● WHAT THE EXERCISE ASKS
Your task is to repeat all of the data exactly while excluding the pictures.

++++ EXERCISE INPUTS

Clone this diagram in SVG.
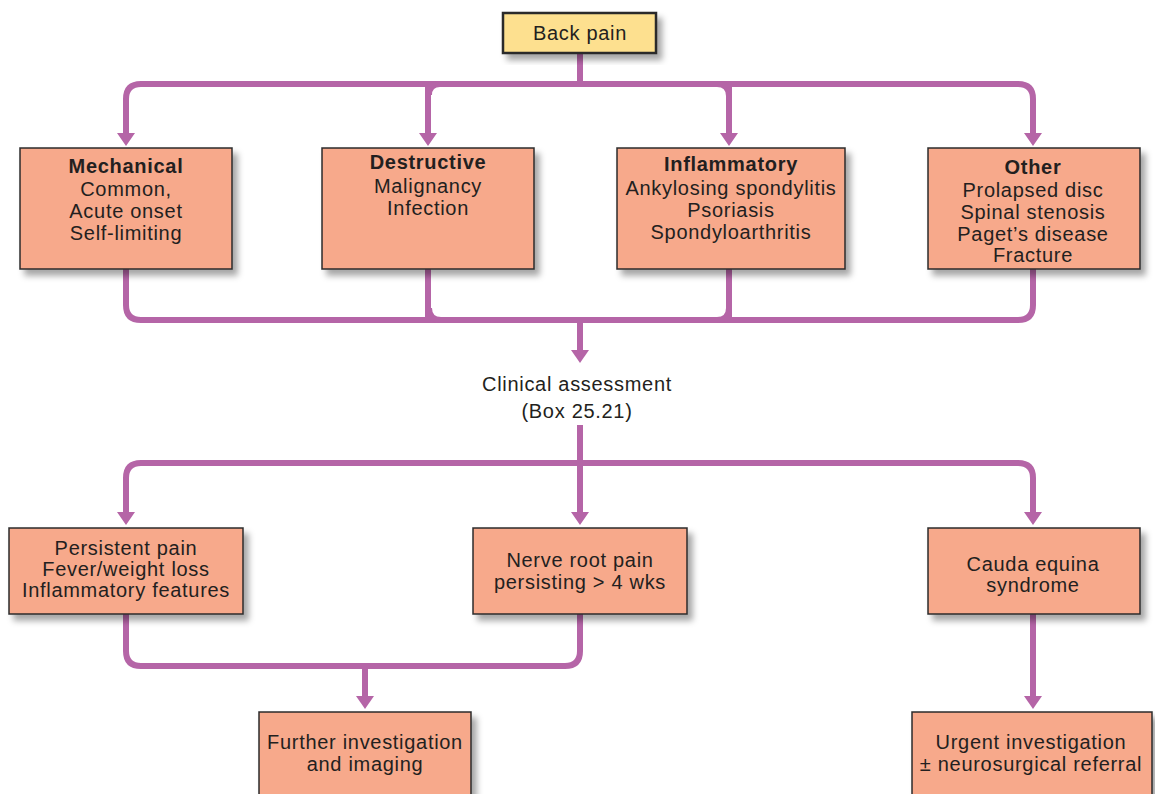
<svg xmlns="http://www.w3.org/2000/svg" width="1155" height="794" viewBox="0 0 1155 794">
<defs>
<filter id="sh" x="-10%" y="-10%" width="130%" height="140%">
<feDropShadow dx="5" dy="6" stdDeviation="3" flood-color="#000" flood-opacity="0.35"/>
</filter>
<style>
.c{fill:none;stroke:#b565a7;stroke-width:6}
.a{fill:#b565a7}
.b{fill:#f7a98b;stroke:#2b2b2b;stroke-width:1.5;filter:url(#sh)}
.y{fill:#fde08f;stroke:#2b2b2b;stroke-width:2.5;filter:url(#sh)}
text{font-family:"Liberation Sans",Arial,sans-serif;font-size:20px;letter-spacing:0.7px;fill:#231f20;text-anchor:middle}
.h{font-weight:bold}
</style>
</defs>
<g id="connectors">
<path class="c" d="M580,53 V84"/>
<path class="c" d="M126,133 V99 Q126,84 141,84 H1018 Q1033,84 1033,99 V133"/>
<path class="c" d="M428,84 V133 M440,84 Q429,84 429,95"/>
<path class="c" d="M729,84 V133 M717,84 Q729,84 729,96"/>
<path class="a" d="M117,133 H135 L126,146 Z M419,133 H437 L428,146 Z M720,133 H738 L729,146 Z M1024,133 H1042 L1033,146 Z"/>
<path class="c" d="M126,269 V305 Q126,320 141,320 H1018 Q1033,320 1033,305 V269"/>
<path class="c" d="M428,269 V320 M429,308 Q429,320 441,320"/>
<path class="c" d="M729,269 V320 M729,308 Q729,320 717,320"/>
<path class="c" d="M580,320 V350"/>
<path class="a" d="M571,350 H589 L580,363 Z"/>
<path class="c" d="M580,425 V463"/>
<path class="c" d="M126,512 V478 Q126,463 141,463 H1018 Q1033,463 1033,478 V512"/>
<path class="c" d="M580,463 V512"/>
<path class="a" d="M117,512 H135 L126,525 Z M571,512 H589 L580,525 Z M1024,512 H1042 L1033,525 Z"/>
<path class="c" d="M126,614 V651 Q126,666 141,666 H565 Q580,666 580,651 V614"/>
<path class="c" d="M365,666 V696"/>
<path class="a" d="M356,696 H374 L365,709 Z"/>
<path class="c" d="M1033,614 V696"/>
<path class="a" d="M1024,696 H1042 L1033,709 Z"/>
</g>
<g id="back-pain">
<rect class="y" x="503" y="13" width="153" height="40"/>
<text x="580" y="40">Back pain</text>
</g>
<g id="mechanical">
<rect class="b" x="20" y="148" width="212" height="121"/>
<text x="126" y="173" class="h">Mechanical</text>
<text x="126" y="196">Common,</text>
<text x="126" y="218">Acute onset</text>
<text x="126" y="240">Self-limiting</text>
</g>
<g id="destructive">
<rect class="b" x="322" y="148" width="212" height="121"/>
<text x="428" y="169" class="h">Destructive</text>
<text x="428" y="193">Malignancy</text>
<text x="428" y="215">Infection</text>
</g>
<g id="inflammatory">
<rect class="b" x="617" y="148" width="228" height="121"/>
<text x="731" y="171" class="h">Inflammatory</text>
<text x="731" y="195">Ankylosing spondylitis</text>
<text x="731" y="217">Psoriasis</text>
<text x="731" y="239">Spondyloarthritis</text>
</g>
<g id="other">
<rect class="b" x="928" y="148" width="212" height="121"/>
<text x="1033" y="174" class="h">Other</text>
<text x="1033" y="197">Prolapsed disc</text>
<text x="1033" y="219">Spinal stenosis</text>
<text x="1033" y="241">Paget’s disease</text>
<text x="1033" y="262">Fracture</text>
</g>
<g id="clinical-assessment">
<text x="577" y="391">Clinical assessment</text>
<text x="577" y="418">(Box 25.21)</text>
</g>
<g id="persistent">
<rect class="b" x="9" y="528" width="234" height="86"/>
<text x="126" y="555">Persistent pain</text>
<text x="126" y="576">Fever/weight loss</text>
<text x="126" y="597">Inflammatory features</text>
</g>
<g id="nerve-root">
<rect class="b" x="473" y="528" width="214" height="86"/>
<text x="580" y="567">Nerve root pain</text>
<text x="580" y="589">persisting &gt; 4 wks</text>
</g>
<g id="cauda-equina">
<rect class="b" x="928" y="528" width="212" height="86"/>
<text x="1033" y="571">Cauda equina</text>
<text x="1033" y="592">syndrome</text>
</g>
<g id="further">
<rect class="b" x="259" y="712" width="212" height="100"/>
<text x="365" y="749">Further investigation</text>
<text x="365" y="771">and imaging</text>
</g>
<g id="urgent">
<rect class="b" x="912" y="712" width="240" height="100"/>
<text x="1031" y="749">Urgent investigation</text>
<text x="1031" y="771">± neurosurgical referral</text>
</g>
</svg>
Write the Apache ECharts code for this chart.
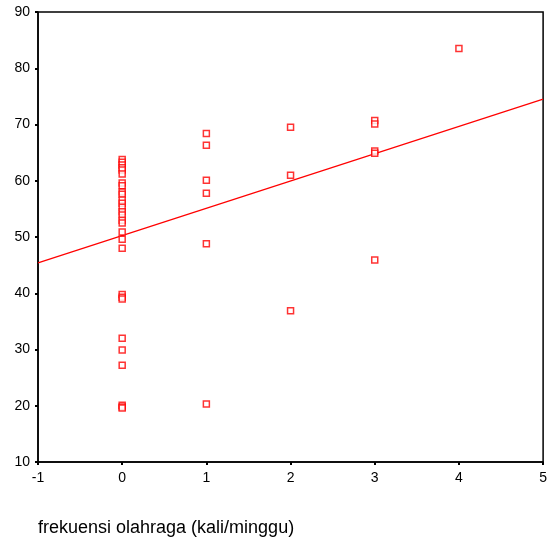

++++++++

● OUTPUT OF THE TASK
Clone this diagram in SVG.
<svg xmlns="http://www.w3.org/2000/svg" width="1155" height="794" viewBox="0 0 1155 794">
<defs>
<filter id="sh" x="-10%" y="-10%" width="130%" height="140%">
<feDropShadow dx="5" dy="6" stdDeviation="3" flood-color="#000" flood-opacity="0.35"/>
</filter>
<style>
.c{fill:none;stroke:#b565a7;stroke-width:6}
.a{fill:#b565a7}
.b{fill:#f7a98b;stroke:#2b2b2b;stroke-width:1.5;filter:url(#sh)}
.y{fill:#fde08f;stroke:#2b2b2b;stroke-width:2.5;filter:url(#sh)}
text{font-family:"Liberation Sans",Arial,sans-serif;font-size:20px;letter-spacing:0.7px;fill:#231f20;text-anchor:middle}
.h{font-weight:bold}
</style>
</defs>
<g id="connectors">
<path class="c" d="M580,53 V84"/>
<path class="c" d="M126,133 V99 Q126,84 141,84 H1018 Q1033,84 1033,99 V133"/>
<path class="c" d="M428,84 V133 M440,84 Q429,84 429,95"/>
<path class="c" d="M729,84 V133 M717,84 Q729,84 729,96"/>
<path class="a" d="M117,133 H135 L126,146 Z M419,133 H437 L428,146 Z M720,133 H738 L729,146 Z M1024,133 H1042 L1033,146 Z"/>
<path class="c" d="M126,269 V305 Q126,320 141,320 H1018 Q1033,320 1033,305 V269"/>
<path class="c" d="M428,269 V320 M429,308 Q429,320 441,320"/>
<path class="c" d="M729,269 V320 M729,308 Q729,320 717,320"/>
<path class="c" d="M580,320 V350"/>
<path class="a" d="M571,350 H589 L580,363 Z"/>
<path class="c" d="M580,425 V463"/>
<path class="c" d="M126,512 V478 Q126,463 141,463 H1018 Q1033,463 1033,478 V512"/>
<path class="c" d="M580,463 V512"/>
<path class="a" d="M117,512 H135 L126,525 Z M571,512 H589 L580,525 Z M1024,512 H1042 L1033,525 Z"/>
<path class="c" d="M126,614 V651 Q126,666 141,666 H565 Q580,666 580,651 V614"/>
<path class="c" d="M365,666 V696"/>
<path class="a" d="M356,696 H374 L365,709 Z"/>
<path class="c" d="M1033,614 V696"/>
<path class="a" d="M1024,696 H1042 L1033,709 Z"/>
</g>
<g id="back-pain">
<rect class="y" x="503" y="13" width="153" height="40"/>
<text x="580" y="40">Back pain</text>
</g>
<g id="mechanical">
<rect class="b" x="20" y="148" width="212" height="121"/>
<text x="126" y="173" class="h">Mechanical</text>
<text x="126" y="196">Common,</text>
<text x="126" y="218">Acute onset</text>
<text x="126" y="240">Self-limiting</text>
</g>
<g id="destructive">
<rect class="b" x="322" y="148" width="212" height="121"/>
<text x="428" y="169" class="h">Destructive</text>
<text x="428" y="193">Malignancy</text>
<text x="428" y="215">Infection</text>
</g>
<g id="inflammatory">
<rect class="b" x="617" y="148" width="228" height="121"/>
<text x="731" y="171" class="h">Inflammatory</text>
<text x="731" y="195">Ankylosing spondylitis</text>
<text x="731" y="217">Psoriasis</text>
<text x="731" y="239">Spondyloarthritis</text>
</g>
<g id="other">
<rect class="b" x="928" y="148" width="212" height="121"/>
<text x="1033" y="174" class="h">Other</text>
<text x="1033" y="197">Prolapsed disc</text>
<text x="1033" y="219">Spinal stenosis</text>
<text x="1033" y="241">Paget’s disease</text>
<text x="1033" y="262">Fracture</text>
</g>
<g id="clinical-assessment">
<text x="577" y="391">Clinical assessment</text>
<text x="577" y="418">(Box 25.21)</text>
</g>
<g id="persistent">
<rect class="b" x="9" y="528" width="234" height="86"/>
<text x="126" y="555">Persistent pain</text>
<text x="126" y="576">Fever/weight loss</text>
<text x="126" y="597">Inflammatory features</text>
</g>
<g id="nerve-root">
<rect class="b" x="473" y="528" width="214" height="86"/>
<text x="580" y="567">Nerve root pain</text>
<text x="580" y="589">persisting &gt; 4 wks</text>
</g>
<g id="cauda-equina">
<rect class="b" x="928" y="528" width="212" height="86"/>
<text x="1033" y="571">Cauda equina</text>
<text x="1033" y="592">syndrome</text>
</g>
<g id="further">
<rect class="b" x="259" y="712" width="212" height="100"/>
<text x="365" y="749">Further investigation</text>
<text x="365" y="771">and imaging</text>
</g>
<g id="urgent">
<rect class="b" x="912" y="712" width="240" height="100"/>
<text x="1031" y="749">Urgent investigation</text>
<text x="1031" y="771">± neurosurgical referral</text>
</g>
</svg>
Write the Apache ECharts code for this chart.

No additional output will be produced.